**DO THIS:**
Transcribe the data in full and exactly, omitting any pictures.

**INFORMATION SHOWN:**
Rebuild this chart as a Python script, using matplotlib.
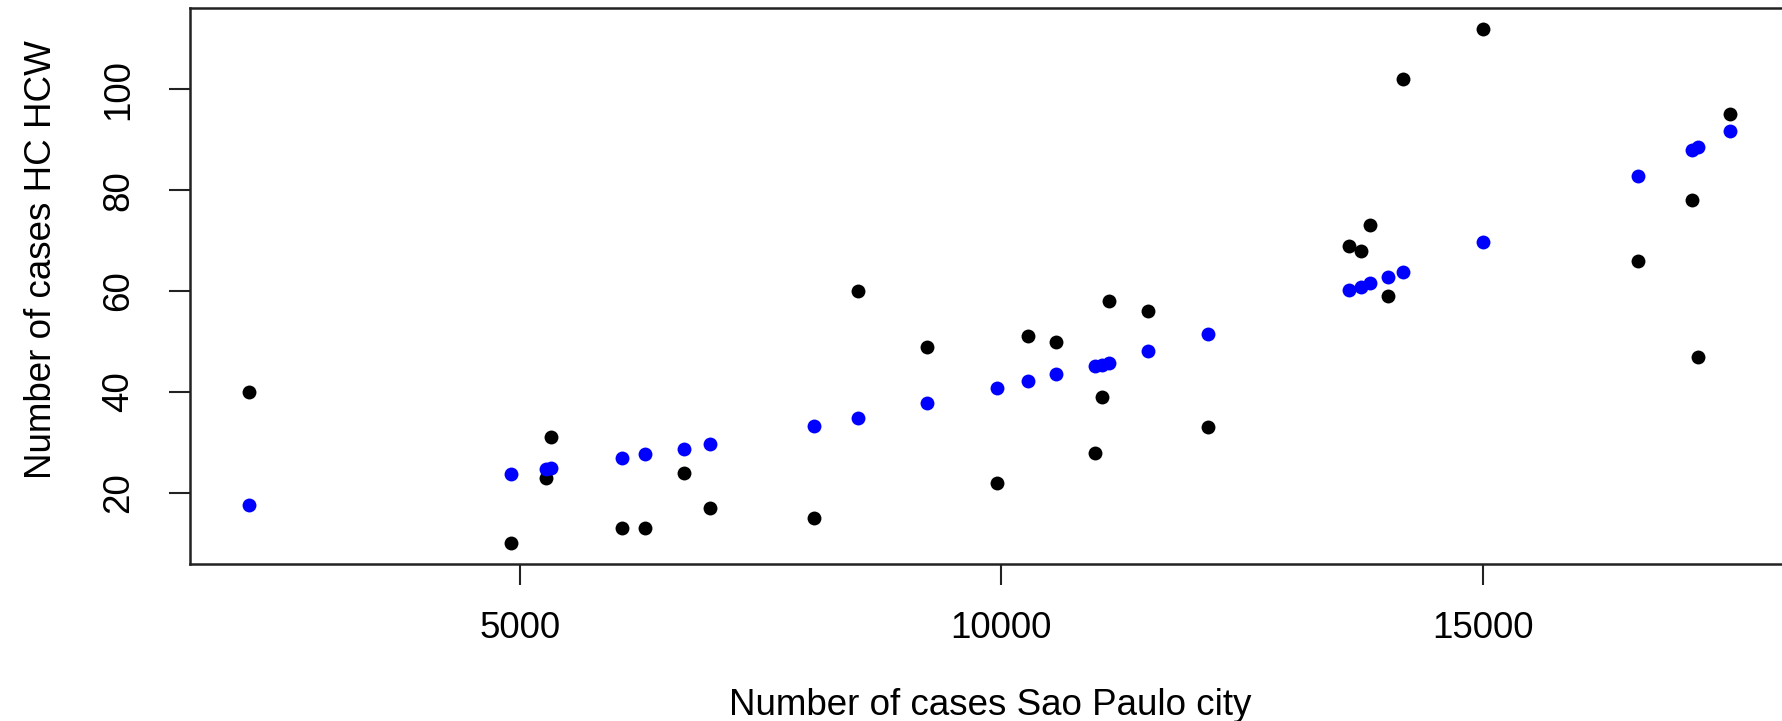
import matplotlib
matplotlib.use("Agg")
import matplotlib.pyplot as plt
import numpy as np

# cases in Sao Paulo city (x) vs cases among HC health care workers (y)
sp_cases = [2193, 4906, 5271, 5330, 6061, 6297, 6710, 6981, 8054, 8514,
            9233, 9953, 10283, 10566, 10979, 11050, 11120, 11521, 12146,
            13608, 13738, 13833, 14021, 14175, 15000, 16616, 17170, 17241, 17571]
hcw_observed = [40, 10, 23, 31, 13, 13, 24, 17, 15, 60,
                49, 22, 51, 50, 28, 39, 58, 56, 33,
                69, 68, 73, 59, 102, 112, 66, 78, 47, 95]
hcw_fitted = [17.7, 23.8, 24.7, 25.0, 27.0, 27.7, 28.8, 29.7, 33.3, 34.9,
              37.9, 40.8, 42.1, 43.5, 45.1, 45.3, 45.8, 48.2, 51.4,
              60.2, 60.9, 61.6, 62.7, 63.8, 69.7, 82.8, 88.0, 88.5, 91.7]
x_ticks = [5000, 10000, 15000]
y_ticks = [20, 40, 60, 80, 100]

plt.rcParams['font.family'] = ['Liberation Sans', 'DejaVu Sans']

fig = plt.figure(figsize=(17.83, 7.21), dpi=100)
ax = fig.add_axes([0.1066, 0.2178, 0.897, 0.771])

ax.plot(sp_cases, hcw_observed, 'o', color='black', markersize=10, markeredgewidth=0)
ax.plot(sp_cases, hcw_fitted, 'o', color='#0000ff', markersize=10, markeredgewidth=0)

# R style axis limits: data range extended by 4%
xmin, xmax = min(sp_cases), max(sp_cases)
ymin = min(hcw_observed + hcw_fitted)
ymax = max(hcw_observed + hcw_fitted)
dx = (xmax - xmin) * 0.04
dy = (ymax - ymin) * 0.04
ax.set_xlim(xmin - dx, xmax + dx)
ax.set_ylim(ymin - dy, ymax + dy)

ax.set_xticks(x_ticks)
ax.set_xticklabels([str(t) for t in x_ticks])
ax.set_yticks(y_ticks)
ax.set_yticklabels([str(t) for t in y_ticks], rotation=90, va='center')

ax.tick_params(axis='both', length=15, width=1.5, labelsize=26.5, color='#222222')
ax.tick_params(axis='x', pad=19)
ax.tick_params(axis='y', pad=24)
for s in ax.spines.values():
    s.set_linewidth(1.8)
    s.set_color('#222222')

ax.set_xlabel('Number of cases Sao Paulo city', fontsize=26.5, labelpad=30)
ax.set_ylabel('Number of cases HC HCW', fontsize=26.5)
ax.yaxis.set_label_coords(-0.082, 0.548)

fig.savefig('out.png', dpi=100)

**FINISHED TASK:**
Rebuild this chart as a Python script, using matplotlib.
import matplotlib
matplotlib.use("Agg")
import matplotlib.pyplot as plt
import numpy as np

# cases in Sao Paulo city (x) vs cases among HC health care workers (y)
sp_cases = [2193, 4906, 5271, 5330, 6061, 6297, 6710, 6981, 8054, 8514,
            9233, 9953, 10283, 10566, 10979, 11050, 11120, 11521, 12146,
            13608, 13738, 13833, 14021, 14175, 15000, 16616, 17170, 17241, 17571]
hcw_observed = [40, 10, 23, 31, 13, 13, 24, 17, 15, 60,
                49, 22, 51, 50, 28, 39, 58, 56, 33,
                69, 68, 73, 59, 102, 112, 66, 78, 47, 95]
hcw_fitted = [17.7, 23.8, 24.7, 25.0, 27.0, 27.7, 28.8, 29.7, 33.3, 34.9,
              37.9, 40.8, 42.1, 43.5, 45.1, 45.3, 45.8, 48.2, 51.4,
              60.2, 60.9, 61.6, 62.7, 63.8, 69.7, 82.8, 88.0, 88.5, 91.7]
x_ticks = [5000, 10000, 15000]
y_ticks = [20, 40, 60, 80, 100]

plt.rcParams['font.family'] = ['Liberation Sans', 'DejaVu Sans']

fig = plt.figure(figsize=(17.83, 7.21), dpi=100)
ax = fig.add_axes([0.1066, 0.2178, 0.897, 0.771])

ax.plot(sp_cases, hcw_observed, 'o', color='black', markersize=10, markeredgewidth=0)
ax.plot(sp_cases, hcw_fitted, 'o', color='#0000ff', markersize=10, markeredgewidth=0)

# R style axis limits: data range extended by 4%
xmin, xmax = min(sp_cases), max(sp_cases)
ymin = min(hcw_observed + hcw_fitted)
ymax = max(hcw_observed + hcw_fitted)
dx = (xmax - xmin) * 0.04
dy = (ymax - ymin) * 0.04
ax.set_xlim(xmin - dx, xmax + dx)
ax.set_ylim(ymin - dy, ymax + dy)

ax.set_xticks(x_ticks)
ax.set_xticklabels([str(t) for t in x_ticks])
ax.set_yticks(y_ticks)
ax.set_yticklabels([str(t) for t in y_ticks], rotation=90, va='center')

ax.tick_params(axis='both', length=15, width=1.5, labelsize=26.5, color='#222222')
ax.tick_params(axis='x', pad=19)
ax.tick_params(axis='y', pad=24)
for s in ax.spines.values():
    s.set_linewidth(1.8)
    s.set_color('#222222')

ax.set_xlabel('Number of cases Sao Paulo city', fontsize=26.5, labelpad=30)
ax.set_ylabel('Number of cases HC HCW', fontsize=26.5)
ax.yaxis.set_label_coords(-0.082, 0.548)

fig.savefig('out.png', dpi=100)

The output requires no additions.